Birleşmiş Milletler'in (BM) 2018'de Gazze Şeridi'ndeki protestoları soruşturmak için oluşturduğu bağımsız komisyon, bu konu hakkındaki raporunun detaylarını açıkladı.
Raporda, İsrail güçlerinin Gazze Şeridi'nde düzenlenen gösteriler sırasında 189 Filistinliyi öldürmesinin ve 6 bin 100'den fazla kişiyi yaralamasının savaş suçu sayılabileceği belirtildi.
İsrailli keskin nişancıların, çocuk, sağlık personeli ya da gazeteci olduğu açık bir şekilde anlaşılan kişileri vurduğuna dair "makul gerekçelere" sahip olan komisyonun başkanı Santiago Canton, "İsrail askerleri uluslararası insan haklarını ve insancıl hukuk ihlal etti. Bu ihlallerden bazıları savaş suçları ya da insanlığa karşı suçlar oluşturabilir" açıklamasında bulundu.
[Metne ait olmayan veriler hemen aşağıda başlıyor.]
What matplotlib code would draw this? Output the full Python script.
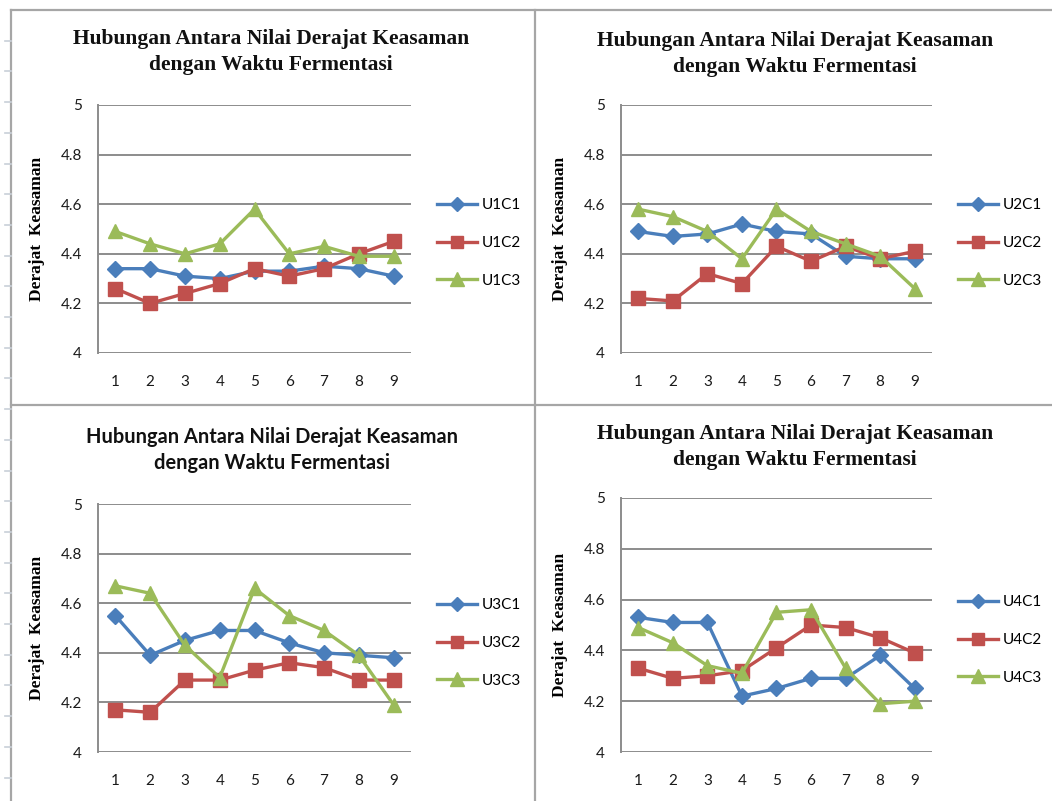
import numpy as np
import matplotlib
matplotlib.use("Agg")
import matplotlib.pyplot as plt
from matplotlib.lines import Line2D

W, H = 1052, 801

# waktu fermentasi (hari) and pH readings per treatment
waktu = [1, 2, 3, 4, 5, 6, 7, 8, 9]

U1C1 = [4.34, 4.34, 4.31, 4.30, 4.33, 4.33, 4.35, 4.34, 4.31]
U1C2 = [4.26, 4.20, 4.24, 4.28, 4.34, 4.31, 4.34, 4.40, 4.45]
U1C3 = [4.49, 4.44, 4.40, 4.44, 4.58, 4.40, 4.43, 4.39, 4.39]

U2C1 = [4.49, 4.47, 4.48, 4.52, 4.49, 4.48, 4.39, 4.38, 4.38]
U2C2 = [4.22, 4.21, 4.32, 4.28, 4.43, 4.37, 4.43, 4.38, 4.41]
U2C3 = [4.58, 4.55, 4.49, 4.38, 4.58, 4.49, 4.44, 4.39, 4.26]

U3C1 = [4.55, 4.39, 4.45, 4.49, 4.49, 4.44, 4.40, 4.39, 4.38]
U3C2 = [4.17, 4.16, 4.29, 4.29, 4.33, 4.36, 4.34, 4.29, 4.29]
U3C3 = [4.67, 4.64, 4.43, 4.30, 4.66, 4.55, 4.49, 4.39, 4.19]

U4C1 = [4.53, 4.51, 4.51, 4.22, 4.25, 4.29, 4.29, 4.38, 4.25]
U4C2 = [4.33, 4.29, 4.30, 4.32, 4.41, 4.50, 4.49, 4.45, 4.39]
U4C3 = [4.49, 4.43, 4.34, 4.31, 4.55, 4.56, 4.33, 4.19, 4.20]

y_ticks = [4, 4.2, 4.4, 4.6, 4.8, 5]
y_ticklabels = ["4", "4.2", "4.4", "4.6", "4.8", "5"]

judul = "Hubungan Antara Nilai Derajat Keasaman\ndengan Waktu Fermentasi"
label_y = "Derajat  Keasaman"

colors = ["#4a7ebb", "#c0504d", "#9bbb59"]
markers = ["D", "s", "^"]
msizes = [8, 9.5, 10]

serif_bold = dict(family="Liberation Serif", weight="bold", size=15.5)
sans_bold = dict(family="Lato", weight="bold", size=14.4)
tick_font = dict(family="Lato", size=11, color="#1a1a1a")

# plot area (x0, y0, x1, y1 in px), series, names, title font, title centre, ylabel x, legend anchor
panels = [
    ((98, 105, 411, 353), [U1C1, U1C2, U1C3], ["U1C1", "U1C2", "U1C3"],
     serif_bold, (271, 52), 45, (437, 243)),
    ((621, 105, 932, 353), [U2C1, U2C2, U2C3], ["U2C1", "U2C2", "U2C3"],
     serif_bold, (795, 54), 568, (958, 243)),
    ((98, 504, 411, 752), [U3C1, U3C2, U3C3], ["U3C1", "U3C2", "U3C3"],
     sans_bold, (272, 450), 45, (437, 643)),
    ((621, 498, 932, 752), [U4C1, U4C2, U4C3], ["U4C1", "U4C2", "U4C3"],
     serif_bold, (795, 447), 568, (958, 640)),
]

fig = plt.figure(figsize=(W / 100, H / 100), dpi=100)
fig.patch.set_facecolor("white")

for (x0, y0, x1, y1), series, names, tfont, (tx, ty), lab_x, (lx, ly) in panels:
    ax = fig.add_axes([x0 / W, 1 - y1 / H, (x1 - x0) / W, (y1 - y0) / H])
    for vals, name, c, m, ms in zip(series, names, colors, markers, msizes):
        ax.plot(waktu, vals, color=c, lw=2.4, marker=m, ms=ms, mec=c, label=name,
                solid_joinstyle="miter")
    ax.set_xlim(0.5, 9.5)
    ax.set_ylim(4, 5)
    ax.set_yticks(y_ticks)
    ax.set_yticklabels(y_ticklabels, **tick_font)
    ax.set_xticks(waktu)
    ax.set_xticklabels([str(w) for w in waktu], **tick_font)
    ax.tick_params(axis="y", length=0, pad=11.5)
    ax.tick_params(axis="x", length=0, pad=16)
    ax.grid(axis="y", color="#8c8c8c", lw=1.4)
    ax.set_axisbelow(True)
    for side in ["top", "right", "bottom"]:
        ax.spines[side].set_visible(False)
    ax.spines["left"].set_color("#8c8c8c")
    ax.spines["left"].set_linewidth(1.4)

    ax.set_ylabel(label_y, family="Liberation Serif", weight="bold", fontsize=12.5)
    ax.yaxis.set_label_coords((lab_x - x0) / (x1 - x0), 0.5)

    fig.text(tx / W, 1 - ty / H, judul, ha="center", va="center",
             linespacing=1.4, color="#111111", **tfont)

    ax.legend(loc="center left", bbox_to_anchor=(lx / W, 1 - ly / H),
              bbox_transform=fig.transFigure, frameon=False, borderaxespad=0,
              borderpad=0, handlelength=2.6, handletextpad=0.3, labelspacing=1.55,
              prop=dict(family="Lato", size=11), markerscale=0.95)

# sheet frame and panel separators
frame = dict(color="#a6a6a6", lw=1.6)
fig.add_artist(Line2D([11 / W, 11 / W], [0, 1 - 10 / H], transform=fig.transFigure, **frame))
fig.add_artist(Line2D([11 / W, 1], [1 - 10 / H, 1 - 10 / H], transform=fig.transFigure, **frame))
fig.add_artist(Line2D([535 / W, 535 / W], [0, 1 - 10 / H], transform=fig.transFigure, **frame))
fig.add_artist(Line2D([11 / W, 1], [1 - 405 / H, 1 - 405 / H], transform=fig.transFigure, **frame))
# row markers on the left edge
for ty in np.arange(40.7, H, 30.7):
    fig.add_artist(Line2D([5 / W, 11 / W], [1 - ty / H, 1 - ty / H],
                          transform=fig.transFigure, color="#c8cfd8", lw=1.2))

fig.savefig("out.png", dpi=100)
Rapora göre, Gazze'de Filistinlilerin "Büyük Dönüş Yürüyüşü" adını verdikleri gösteriler kapsamında geçen yıl 30 Mart'tan itibaren her cuma düzenledikleri protestolarda 189 kişi İsrail güvenlik güçlerince vurularak öldürülürken 9 bin 204 kişi de yaralandı. Gösterilerde, İsrail devletinin kurulmasıyla sonuçlanan 1948 savaşı sırasında evlerini terk etmek zorunda kalan ya da sürülen Filistinlilerin ve akrabalarının savaşta kaybettikleri evlerine dönme hakları talep ediliyordu. Protestocular ayrıca Gazze'ye yönelik İsrail ablukasının sonlandırılması için çağrıda bulunuyordu.
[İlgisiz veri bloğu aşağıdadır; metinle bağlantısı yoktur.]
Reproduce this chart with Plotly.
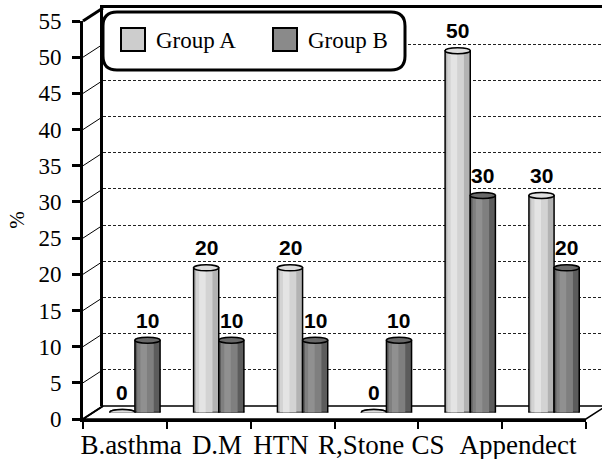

"6 bini aşkın silahsız gösterici vuruldu"
BM İnsan Hakları Konseyi tarafından kurulan ve 30 Mart 2018 ile 31 Aralık 2018 tarihleri arasındaki olası ihlalleri inceleyen komisyonun raporunda, İsrail ordusundan keskin nişancıların 6 bini aşkın silahsız göstericiyi vurduğu belirtildi.
Komisyon, protestolardaki ölümlerden sorumlu olduğuna inandığı keskin nişancı ve komutanların kimlikleri konusunda edindiği bilgileri ise saklı tutacağını bildirdi. Raporda, bu bilgilerin iletileceği BM İnsan Hakları Yüksek Komiseri Michelle Bachelet'in elde edilen bulguları Uluslararası Ceza Mahkemesi (UCM) ile paylaşması gerektiği belirtildi.
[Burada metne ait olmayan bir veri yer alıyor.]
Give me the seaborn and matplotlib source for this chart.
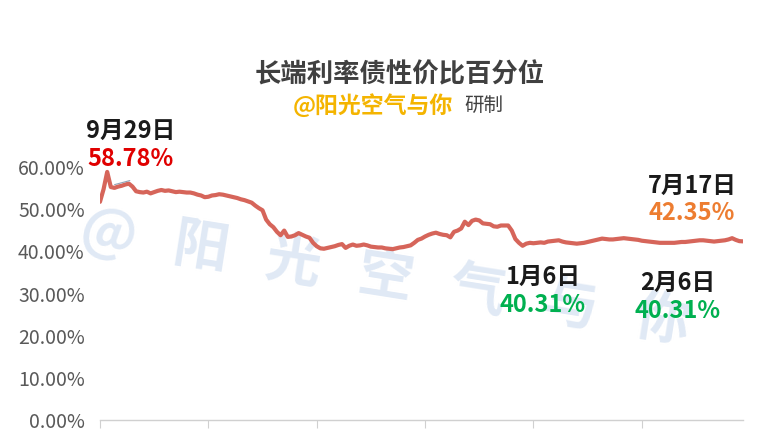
import numpy as np
import pandas as pd
import matplotlib
matplotlib.use("Agg")
import matplotlib.pyplot as plt
import seaborn as sns
from matplotlib.ticker import FuncFormatter

# percentile values (%), one per trading day from 9/29 to 7/17
values = [
    51.7, 54.7, 58.78, 55.2, 55.0, 55.3, 55.5, 55.8, 56.0, 55.3,
    54.2, 54.0, 53.9, 54.1, 53.7, 54.0, 54.3, 54.5, 54.3, 54.4,
    54.2, 54.0, 54.1, 54.0, 53.9, 53.9, 53.7, 53.4, 53.2, 52.8,
    52.9, 53.2, 53.3, 53.5, 53.4, 53.2, 53.0, 52.8, 52.6, 52.3,
    52.1, 51.8, 51.5, 50.8, 50.2, 49.7, 47.5, 46.4, 45.7, 44.6,
    43.8, 44.9, 43.4, 43.5, 43.8, 44.3, 43.9, 43.5, 43.2, 42.0,
    41.2, 40.7, 40.6, 40.8, 41.0, 41.2, 41.5, 41.7, 40.8, 41.3,
    41.6, 41.3, 41.4, 41.6, 41.4, 41.1, 41.0, 40.9, 40.9, 40.7,
    40.6, 40.5, 40.7, 40.9, 41.0, 41.2, 41.4, 42.0, 42.7, 43.0,
    43.5, 43.9, 44.2, 44.4, 44.1, 43.9, 43.8, 43.3, 44.6, 44.9,
    45.4, 47.0, 46.2, 47.2, 47.5, 47.3, 46.6, 46.5, 46.4, 45.9,
    45.8, 46.1, 46.1, 46.1, 44.9, 42.9, 42.0, 41.3, 41.8, 42.0,
    41.9, 42.0, 42.1, 42.0, 42.3, 42.4, 42.5, 42.6, 42.3, 42.1,
    42.0, 41.9, 41.8, 41.9, 42.0, 42.2, 42.4, 42.6, 42.8, 43.0,
    42.9, 42.8, 42.8, 42.9, 43.0, 43.1, 43.0, 42.9, 42.8, 42.7,
    42.5, 42.4, 42.3, 42.2, 42.1, 42.0, 42.0, 42.0, 42.0, 42.0,
    42.1, 42.2, 42.2, 42.3, 42.4, 42.5, 42.6, 42.6, 42.5, 42.4,
    42.3, 42.4, 42.5, 42.6, 42.8, 43.1, 42.7, 42.4, 42.35,
]
day = np.arange(len(values))
yticks = [0, 10, 20, 30, 40, 50, 60]
xticks = [0, 30, 60, 90, 120, 150]

title = "长端利率债性价比百分位"
author = "@阳光空气与你"
notes = [
    ("9月29日", "58.78%", "#e00000", 0.171, 0.697),
    ("7月17日", "42.35%", "#ed7d31", 0.908, 0.570),
    ("1月6日", "40.31%", "#00b050", 0.712, 0.359),
    ("2月6日", "40.31%", "#00b050", 0.889, 0.345),
]

sns.set_style("white")
plt.rcParams["font.family"] = ["Noto Sans CJK SC", "DejaVu Sans"]

df = pd.DataFrame({"day": day, "pct": values})

fig = plt.figure(figsize=(7.62, 4.32), dpi=100)
ax = fig.add_axes([0.1312, 0.027, 0.8438, 0.587])

# watermark behind the line
ax.text(0.506, 0.36, "@   阳   光   空   气   与   你", transform=fig.transFigure,
        ha="center", va="center", rotation=-9, fontsize=40, fontweight="bold",
        color="#e0e9f5", zorder=0, clip_on=False)

sns.lineplot(data=df, x="day", y="pct", ax=ax, color="#d6655a", linewidth=3, zorder=3)
ax.annotate("", xy=(9, 56.9), xytext=(3.3, 55.6),
            arrowprops=dict(arrowstyle="-", color="#8fa3b8", lw=0.8))

ax.set_xlim(0, len(values) - 1)
ax.set_ylim(0, 60)
ax.set_yticks(yticks)
ax.yaxis.set_major_formatter(FuncFormatter(lambda v, p: f"{v:.2f}%"))
ax.set_xticks(xticks)
ax.set_xticklabels([])
ax.set_xlabel("")
ax.set_ylabel("")
ax.tick_params(axis="y", length=0, pad=11, labelsize=14, labelcolor="#595959")
ax.tick_params(axis="x", bottom=True, length=6, width=0.8, color="#d0d0d0")
for lbl in ax.get_yticklabels():
    lbl.set_fontweight("medium")
for s in ["left", "right", "top"]:
    ax.spines[s].set_visible(False)
ax.spines["bottom"].set_color("#d0d0d0")
ax.spines["bottom"].set_linewidth(1)
ax.patch.set_alpha(0)

fig.text(0.525, 0.827, title, ha="center", va="center", fontsize=19,
         fontweight="bold", color="#404040")
fig.text(0.384, 0.755, author, ha="left", va="center", fontsize=16.5,
         fontweight="bold", color="#f4b400")
fig.text(0.610, 0.755, "研制", ha="left", va="center", fontsize=14, color="#404040")

for date, pct, col, x, y in notes:
    fig.text(x, y, date, ha="center", va="center", fontsize=17,
             fontweight="bold", color="#1a1a1a")
    fig.text(x, y - 0.064, pct, ha="center", va="center", fontsize=17,
             fontweight="bold", color=col)

fig.savefig("out.png", dpi=100)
Komisyon, söz konusu raporu, olaylarda yaralananlar ve görgü tanıklarıyla yapılan yüzlerce görüşmenin yanı sıra bölgede çekilen görüntüler ve sağlık kayıtlarına dayandırdı.
İsrail Dışişleri Bakanı Israel Katz, raporu "tamamen reddettiklerini" belirtti. Katz, açıklamasında, raporu "düşmanca, aldatıcı ve ön yargılı" olarak tanımladı.